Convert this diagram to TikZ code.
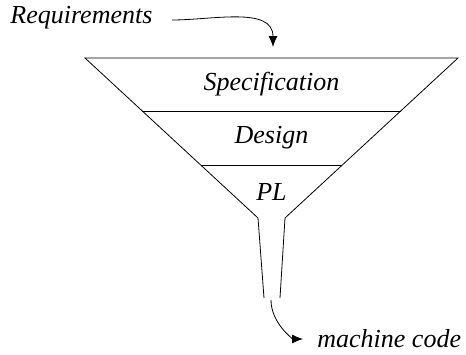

* * *

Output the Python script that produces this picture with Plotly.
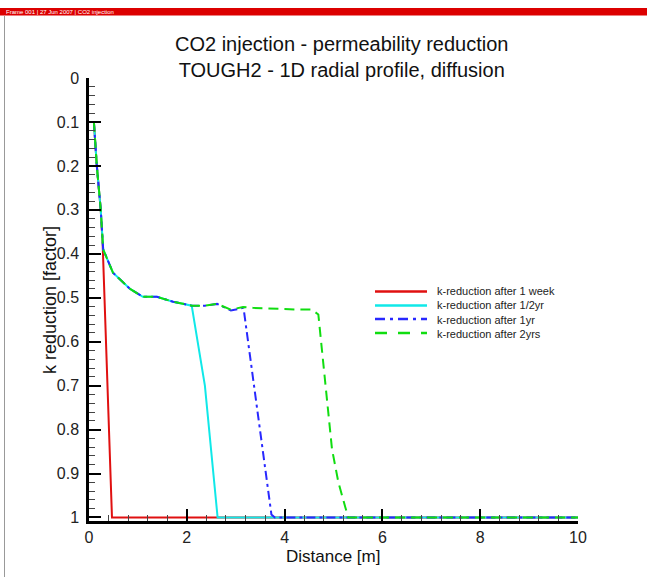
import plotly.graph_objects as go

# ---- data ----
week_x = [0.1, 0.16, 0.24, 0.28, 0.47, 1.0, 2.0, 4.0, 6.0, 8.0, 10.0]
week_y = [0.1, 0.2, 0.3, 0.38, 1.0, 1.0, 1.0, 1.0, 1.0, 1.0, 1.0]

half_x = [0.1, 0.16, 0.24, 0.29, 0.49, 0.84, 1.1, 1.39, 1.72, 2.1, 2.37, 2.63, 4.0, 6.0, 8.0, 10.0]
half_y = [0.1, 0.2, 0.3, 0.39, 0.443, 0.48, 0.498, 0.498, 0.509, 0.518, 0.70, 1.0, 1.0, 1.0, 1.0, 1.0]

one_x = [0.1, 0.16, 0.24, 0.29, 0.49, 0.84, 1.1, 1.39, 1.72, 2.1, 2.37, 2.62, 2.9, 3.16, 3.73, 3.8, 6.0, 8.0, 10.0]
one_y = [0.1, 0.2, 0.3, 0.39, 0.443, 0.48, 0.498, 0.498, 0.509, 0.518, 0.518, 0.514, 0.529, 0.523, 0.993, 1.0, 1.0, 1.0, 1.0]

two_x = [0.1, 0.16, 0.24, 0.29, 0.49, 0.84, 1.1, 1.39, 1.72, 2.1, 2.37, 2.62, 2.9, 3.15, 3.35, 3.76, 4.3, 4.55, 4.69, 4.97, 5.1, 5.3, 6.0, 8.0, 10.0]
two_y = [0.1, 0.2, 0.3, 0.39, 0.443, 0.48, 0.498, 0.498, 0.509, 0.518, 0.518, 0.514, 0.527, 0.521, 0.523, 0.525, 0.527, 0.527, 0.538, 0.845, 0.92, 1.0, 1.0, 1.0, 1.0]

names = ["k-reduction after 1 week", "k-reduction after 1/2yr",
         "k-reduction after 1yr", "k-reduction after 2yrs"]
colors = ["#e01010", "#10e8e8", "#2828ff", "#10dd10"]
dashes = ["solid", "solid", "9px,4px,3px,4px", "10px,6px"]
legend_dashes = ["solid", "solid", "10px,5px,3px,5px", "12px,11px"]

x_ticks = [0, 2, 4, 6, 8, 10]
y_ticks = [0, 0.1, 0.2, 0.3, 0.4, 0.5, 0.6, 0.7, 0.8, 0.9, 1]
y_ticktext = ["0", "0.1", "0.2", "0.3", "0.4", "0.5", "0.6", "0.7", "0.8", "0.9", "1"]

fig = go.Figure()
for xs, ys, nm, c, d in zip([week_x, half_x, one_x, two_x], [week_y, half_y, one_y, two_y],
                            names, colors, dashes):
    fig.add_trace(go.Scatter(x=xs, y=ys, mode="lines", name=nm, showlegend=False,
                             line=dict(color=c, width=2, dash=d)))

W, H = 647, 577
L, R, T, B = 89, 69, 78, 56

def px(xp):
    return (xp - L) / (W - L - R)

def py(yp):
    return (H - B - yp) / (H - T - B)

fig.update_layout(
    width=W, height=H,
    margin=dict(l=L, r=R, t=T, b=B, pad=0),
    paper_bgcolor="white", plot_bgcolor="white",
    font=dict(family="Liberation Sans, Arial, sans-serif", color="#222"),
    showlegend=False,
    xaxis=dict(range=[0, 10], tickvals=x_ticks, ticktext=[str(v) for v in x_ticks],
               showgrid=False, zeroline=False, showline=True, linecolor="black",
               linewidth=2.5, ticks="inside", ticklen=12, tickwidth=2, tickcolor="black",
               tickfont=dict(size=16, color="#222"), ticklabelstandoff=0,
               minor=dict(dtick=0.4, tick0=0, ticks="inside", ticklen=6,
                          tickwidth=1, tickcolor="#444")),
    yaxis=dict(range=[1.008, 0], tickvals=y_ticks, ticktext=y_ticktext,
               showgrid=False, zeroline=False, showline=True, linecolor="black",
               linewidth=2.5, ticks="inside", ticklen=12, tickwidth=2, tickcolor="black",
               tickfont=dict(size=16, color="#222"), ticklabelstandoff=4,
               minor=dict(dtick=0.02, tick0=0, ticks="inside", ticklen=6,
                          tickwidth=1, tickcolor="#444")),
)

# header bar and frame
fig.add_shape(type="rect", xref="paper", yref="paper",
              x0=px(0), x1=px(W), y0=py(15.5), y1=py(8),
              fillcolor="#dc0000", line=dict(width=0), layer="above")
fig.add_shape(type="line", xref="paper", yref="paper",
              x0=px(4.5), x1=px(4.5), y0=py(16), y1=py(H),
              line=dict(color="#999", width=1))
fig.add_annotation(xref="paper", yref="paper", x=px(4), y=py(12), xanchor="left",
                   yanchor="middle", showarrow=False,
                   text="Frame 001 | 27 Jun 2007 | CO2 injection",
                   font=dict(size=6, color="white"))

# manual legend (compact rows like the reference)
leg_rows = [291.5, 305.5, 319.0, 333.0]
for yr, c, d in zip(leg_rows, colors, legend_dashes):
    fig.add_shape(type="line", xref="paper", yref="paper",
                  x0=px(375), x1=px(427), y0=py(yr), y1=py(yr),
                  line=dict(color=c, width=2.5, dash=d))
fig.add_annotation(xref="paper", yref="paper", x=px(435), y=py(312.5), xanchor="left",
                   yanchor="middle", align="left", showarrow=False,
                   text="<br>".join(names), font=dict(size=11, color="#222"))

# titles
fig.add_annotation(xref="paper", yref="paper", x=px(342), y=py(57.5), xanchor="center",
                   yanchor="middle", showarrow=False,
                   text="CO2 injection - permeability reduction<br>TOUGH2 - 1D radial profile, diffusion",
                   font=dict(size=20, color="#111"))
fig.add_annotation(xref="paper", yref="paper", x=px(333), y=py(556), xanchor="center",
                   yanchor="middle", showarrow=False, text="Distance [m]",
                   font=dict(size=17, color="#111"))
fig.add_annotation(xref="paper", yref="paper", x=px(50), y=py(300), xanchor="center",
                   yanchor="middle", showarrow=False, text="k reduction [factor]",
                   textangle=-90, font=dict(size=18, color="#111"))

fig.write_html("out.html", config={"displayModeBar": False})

* * *

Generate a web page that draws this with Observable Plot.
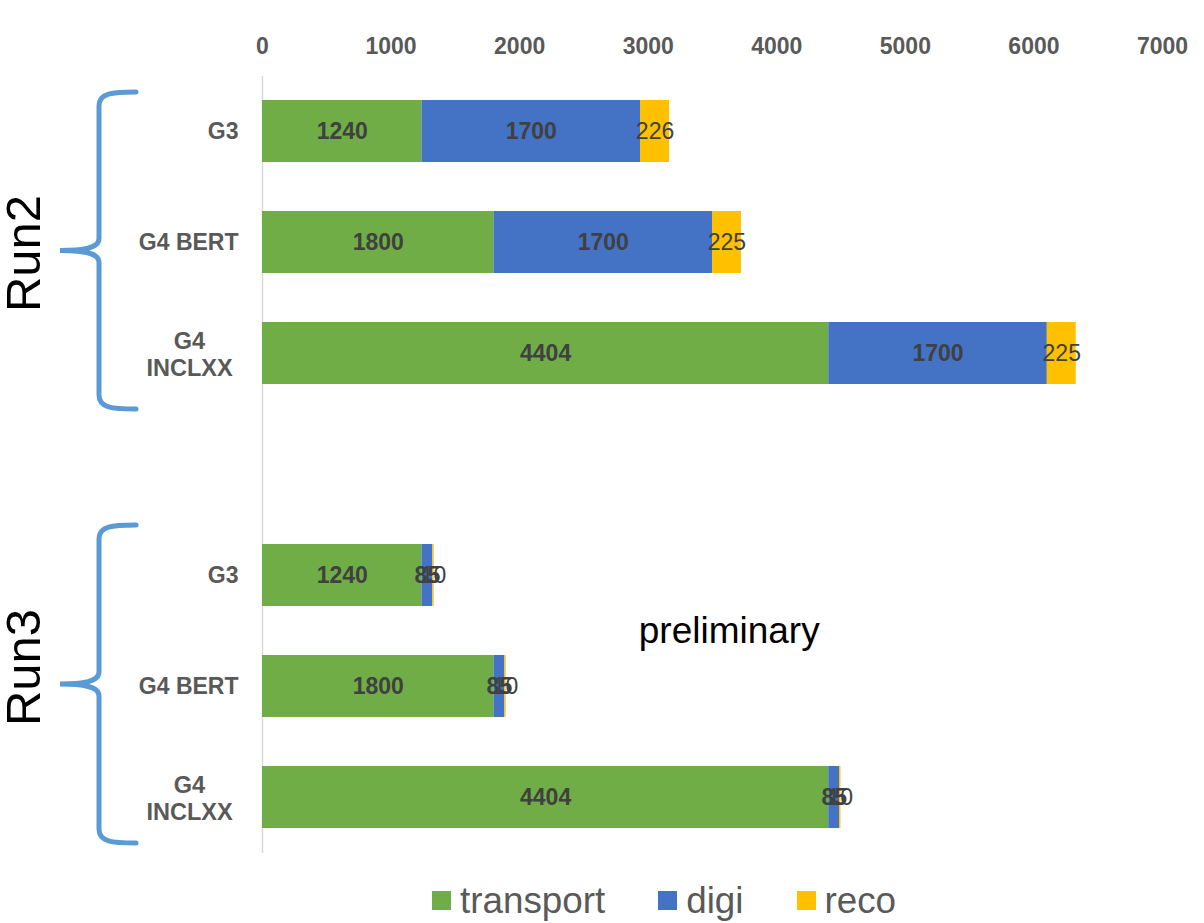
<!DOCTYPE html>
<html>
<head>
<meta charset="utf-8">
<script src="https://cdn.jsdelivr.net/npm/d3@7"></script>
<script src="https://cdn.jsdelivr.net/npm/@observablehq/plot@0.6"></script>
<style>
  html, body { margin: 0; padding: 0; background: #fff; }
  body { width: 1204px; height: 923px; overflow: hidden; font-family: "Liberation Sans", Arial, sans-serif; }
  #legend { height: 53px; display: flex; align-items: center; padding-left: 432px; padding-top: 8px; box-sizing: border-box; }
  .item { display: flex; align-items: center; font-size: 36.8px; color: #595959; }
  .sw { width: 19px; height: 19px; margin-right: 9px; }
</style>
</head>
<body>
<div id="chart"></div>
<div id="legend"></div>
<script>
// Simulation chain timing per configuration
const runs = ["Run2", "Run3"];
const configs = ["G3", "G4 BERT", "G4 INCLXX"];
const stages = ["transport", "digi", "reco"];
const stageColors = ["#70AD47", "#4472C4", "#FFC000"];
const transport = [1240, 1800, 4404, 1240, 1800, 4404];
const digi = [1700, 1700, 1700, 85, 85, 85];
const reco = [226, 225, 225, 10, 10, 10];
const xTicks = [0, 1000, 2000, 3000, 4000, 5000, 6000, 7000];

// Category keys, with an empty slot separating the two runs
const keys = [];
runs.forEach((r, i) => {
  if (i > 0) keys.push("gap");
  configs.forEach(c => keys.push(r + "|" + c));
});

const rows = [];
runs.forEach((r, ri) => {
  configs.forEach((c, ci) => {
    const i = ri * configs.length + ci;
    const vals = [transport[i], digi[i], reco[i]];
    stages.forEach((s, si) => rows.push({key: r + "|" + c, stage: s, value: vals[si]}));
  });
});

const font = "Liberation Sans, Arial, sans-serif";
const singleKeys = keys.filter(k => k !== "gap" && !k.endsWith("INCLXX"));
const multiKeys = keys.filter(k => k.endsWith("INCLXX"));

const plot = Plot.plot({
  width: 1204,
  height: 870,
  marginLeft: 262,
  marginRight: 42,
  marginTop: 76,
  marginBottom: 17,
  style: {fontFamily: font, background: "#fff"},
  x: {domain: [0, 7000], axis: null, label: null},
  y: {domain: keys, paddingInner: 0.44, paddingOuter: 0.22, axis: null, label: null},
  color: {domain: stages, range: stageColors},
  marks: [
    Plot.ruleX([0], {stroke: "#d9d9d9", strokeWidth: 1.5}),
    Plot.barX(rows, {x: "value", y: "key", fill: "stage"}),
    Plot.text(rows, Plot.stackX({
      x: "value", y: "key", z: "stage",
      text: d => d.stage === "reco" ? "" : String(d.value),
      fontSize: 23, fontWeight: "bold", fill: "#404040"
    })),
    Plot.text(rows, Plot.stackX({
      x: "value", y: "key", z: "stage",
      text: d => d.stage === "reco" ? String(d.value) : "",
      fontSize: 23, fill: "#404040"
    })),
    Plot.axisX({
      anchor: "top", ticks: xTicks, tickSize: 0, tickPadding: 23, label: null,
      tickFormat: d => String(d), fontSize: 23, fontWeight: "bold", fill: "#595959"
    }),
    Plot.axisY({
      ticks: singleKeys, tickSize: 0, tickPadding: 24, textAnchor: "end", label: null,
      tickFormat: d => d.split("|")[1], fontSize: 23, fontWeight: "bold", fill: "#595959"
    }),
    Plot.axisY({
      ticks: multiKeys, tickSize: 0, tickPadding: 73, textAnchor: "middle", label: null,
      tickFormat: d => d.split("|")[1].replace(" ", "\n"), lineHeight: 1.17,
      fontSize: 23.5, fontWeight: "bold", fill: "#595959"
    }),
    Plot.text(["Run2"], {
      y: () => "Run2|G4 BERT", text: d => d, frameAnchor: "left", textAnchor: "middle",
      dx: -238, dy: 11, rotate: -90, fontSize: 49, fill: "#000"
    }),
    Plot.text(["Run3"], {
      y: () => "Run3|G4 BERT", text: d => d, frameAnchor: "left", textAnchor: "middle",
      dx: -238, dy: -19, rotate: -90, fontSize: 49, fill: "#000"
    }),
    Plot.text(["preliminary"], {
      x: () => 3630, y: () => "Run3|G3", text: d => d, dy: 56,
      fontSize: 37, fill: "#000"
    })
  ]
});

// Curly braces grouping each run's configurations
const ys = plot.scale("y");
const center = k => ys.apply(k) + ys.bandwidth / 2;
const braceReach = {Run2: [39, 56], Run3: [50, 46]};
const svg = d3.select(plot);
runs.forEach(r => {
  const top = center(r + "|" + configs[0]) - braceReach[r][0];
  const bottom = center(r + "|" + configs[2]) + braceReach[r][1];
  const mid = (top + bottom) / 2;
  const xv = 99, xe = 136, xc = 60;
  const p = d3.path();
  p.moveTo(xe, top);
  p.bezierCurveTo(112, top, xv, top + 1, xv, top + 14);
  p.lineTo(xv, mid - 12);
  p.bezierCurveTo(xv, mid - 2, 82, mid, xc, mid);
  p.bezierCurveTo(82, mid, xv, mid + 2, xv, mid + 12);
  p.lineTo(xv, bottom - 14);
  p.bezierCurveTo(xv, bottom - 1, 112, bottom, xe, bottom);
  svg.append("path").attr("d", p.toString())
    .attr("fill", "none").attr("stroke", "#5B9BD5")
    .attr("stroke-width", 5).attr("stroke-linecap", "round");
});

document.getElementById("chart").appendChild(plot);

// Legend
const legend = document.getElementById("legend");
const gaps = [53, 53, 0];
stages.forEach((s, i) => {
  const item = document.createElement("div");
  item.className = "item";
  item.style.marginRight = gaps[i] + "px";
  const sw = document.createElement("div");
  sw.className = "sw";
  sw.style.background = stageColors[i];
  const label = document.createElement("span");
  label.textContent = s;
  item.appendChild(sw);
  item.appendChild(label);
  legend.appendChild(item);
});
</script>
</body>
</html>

== Objective ==
Transcribe exactly the lines between the one containing "Output the Python" and the one containing "0.993, 1.0, 1.0, 1.0, 1.0]", counting both ends. Pictures are not copied.

== Worked answer ==
Output the Python script that produces this picture with Plotly.
import plotly.graph_objects as go

# ---- data ----
week_x = [0.1, 0.16, 0.24, 0.28, 0.47, 1.0, 2.0, 4.0, 6.0, 8.0, 10.0]
week_y = [0.1, 0.2, 0.3, 0.38, 1.0, 1.0, 1.0, 1.0, 1.0, 1.0, 1.0]

half_x = [0.1, 0.16, 0.24, 0.29, 0.49, 0.84, 1.1, 1.39, 1.72, 2.1, 2.37, 2.63, 4.0, 6.0, 8.0, 10.0]
half_y = [0.1, 0.2, 0.3, 0.39, 0.443, 0.48, 0.498, 0.498, 0.509, 0.518, 0.70, 1.0, 1.0, 1.0, 1.0, 1.0]

one_x = [0.1, 0.16, 0.24, 0.29, 0.49, 0.84, 1.1, 1.39, 1.72, 2.1, 2.37, 2.62, 2.9, 3.16, 3.73, 3.8, 6.0, 8.0, 10.0]
one_y = [0.1, 0.2, 0.3, 0.39, 0.443, 0.48, 0.498, 0.498, 0.509, 0.518, 0.518, 0.514, 0.529, 0.523, 0.993, 1.0, 1.0, 1.0, 1.0]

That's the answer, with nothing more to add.